About Us
Founders
Mike Males, Ph.D., Principal Investigator
Mike Males got into youth-facts work at the ground level, working directly in family, community, and wilderness programs with children and teenagers for 15 years. After personally seeing the huge discrepancies between the way youths are depicted in authoritative and media forums and realities in homes and communities, he returned to graduate school in the 1990s to study whether his impressions were correct.
The first issue he discovered was a gigantic decline in teenaged suicide in California which somehow had escaped researchers’ notice, the first of many findings on crime, drugs, mental health, gun violence, socioeconomics, race, and other issues that led him to question why — to this day — the most august institutions dispense so many blatant falsehoods about adolescents.
After obtaining a PhD in Social Ecology from UC Irvine in 1999, he taught sociology, psychology, and epidemiology at the University of California for seven years, focused on research findings on the science of youth issues. He has published four books and scores of journal articles and op-eds in The Lancet, American Journal of Public Health, Journal of Adolescent Research, Journal of Safety Research, the Los Angeles Times, New York Times, Washington Post, etc. He is currently senior researcher for the Center on Juvenile and Criminal Justice, San Francisco, and is working on a fifth book on modern adolescence.

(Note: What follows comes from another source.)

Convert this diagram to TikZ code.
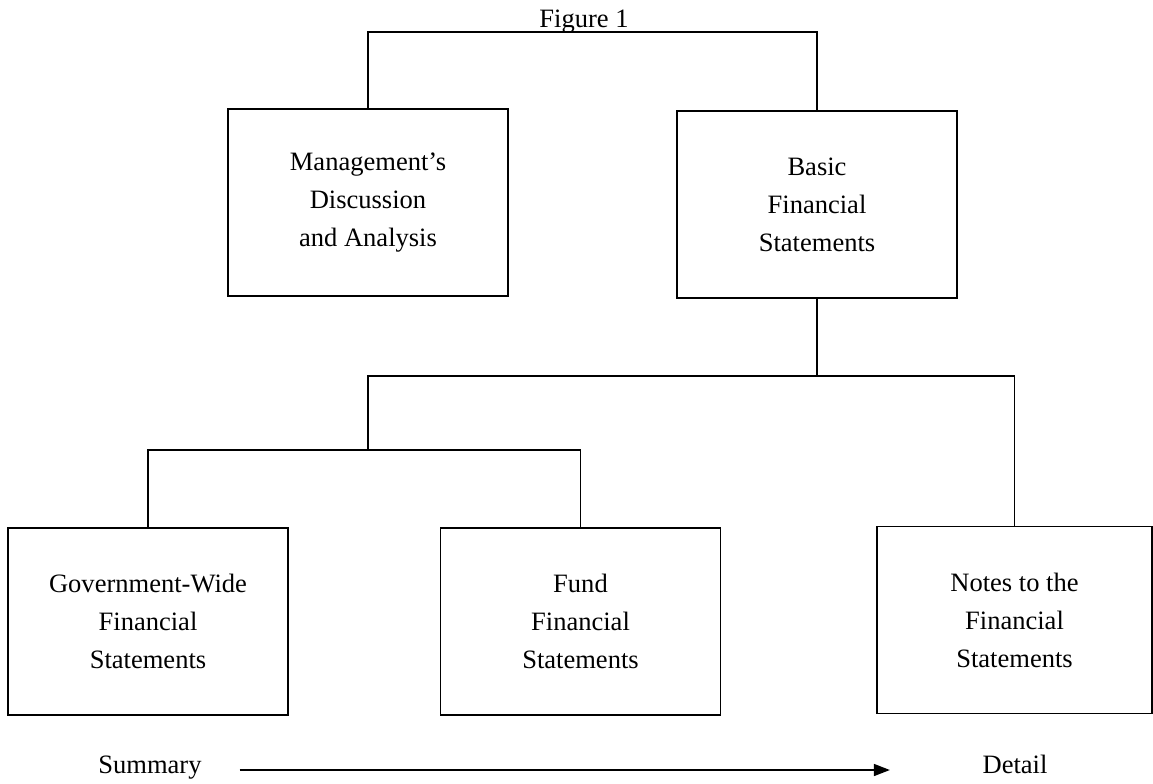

Dream of the Anarquistas by Mike A. Males
Paperback – Amazon/Kindle Books – 2024
This jolting futuristic novel follows three misfit girls from widely varied backgrounds:
Rhona, a runaway growing up in riot-torn Los Angeles of 1992 and careening into roller-coaster adulthood; Aj’s evolution as a visionary teenage sexcort negotiating the rubbled streets of earthquake/tsunami-wrecked “post-industrial national park” San Francisco; and cyberwired middle-schooler Ashlae’s restless chafings on floor 868-East of the two-mile-high “arcology” rehousing Sacramento of 2048.
Their perilous multigenerational quest to reconcile violently divided, climate-changed America features the cultural-demographic war pitting dynamic New California 2.0 and God’s Texahoma as semi-independent nations, including a denouement in mistimed eco-sabotage. Veering between dystopian and utopian, the novel presents striking, bizarre visions of the sexes, politics, race, climate-changed environment, renegade young, weird old people, ghosts of the Sixties, oddball alliances transforming future society, and (why not?) bombings and serial killers … all combining to suggest ways out of the 2020s’ dismal messes.
Anthony Bernier, Ph.D., Project Director
Anthony Bernier, PhD, is professor at the nation’s largest library school program: California’s San Jose State University School of Information. As a critical youth studies scholar, his primary field of research explores the administration of library services with young people. The iSchool has awarded him Distinguished Service, Outstanding Professor, and Outstanding Researcher Awards. He has been awarded two National Leadership Grants from the Institute of Museum and Library Services (studying library spaces for young people) and many grants from the American Library Association (ALA) and the Association for Library and Information Sciences Education (ALISE) to study the experiences of first-generation professionals as graduate students.
Dr. Bernier served a four-year ALA presidential appointment to the Committee on Accreditation, chaired several national professional and academic associations, including two elected terms as ALA’s Library History Round Table chair, and published a regular “YA Strike Zone” column for Voice of Youth Advocates (between 2013-2019). As a practicing YA specialist librarian and administrator for 15 years, he designed the first purpose-built library space for teenaged youth: the Los Angeles Public Library’s acclaimed TeenS’cape Department, and produced nationally recognized youth outreach and programming models. Dr. Bernier completed his doctoral dissertation at the University of California, examining changing notions of public space in twentieth-century America. He lives in Eugene, Oregon, and rides a Vespa P200E and a BMW C650GT.
Milo Santamaria, MLIS Student & Webmaster
Milo Santamaria is an MLIS student at San Jose State University, and an aspiring children’s librarian. They have been volunteering with children and youth organizations for most of their life and earned a bachelor’s degree in Sociology at UC Santa Cruz. While at university, Milo was also a fellow with UCSC’s Everett program, a student-led organization focused on using technology to create social change. Milo has co-led youth workshops on prison abolition, and helped maintain websites for Everett and its community partners. Milo also has three associates degrees in Sociology, Anthropology and Social Sciences from Pasadena City College. Milo currently lives in Southern California and has two pet guinea pigs named Phoebe and Cannoli.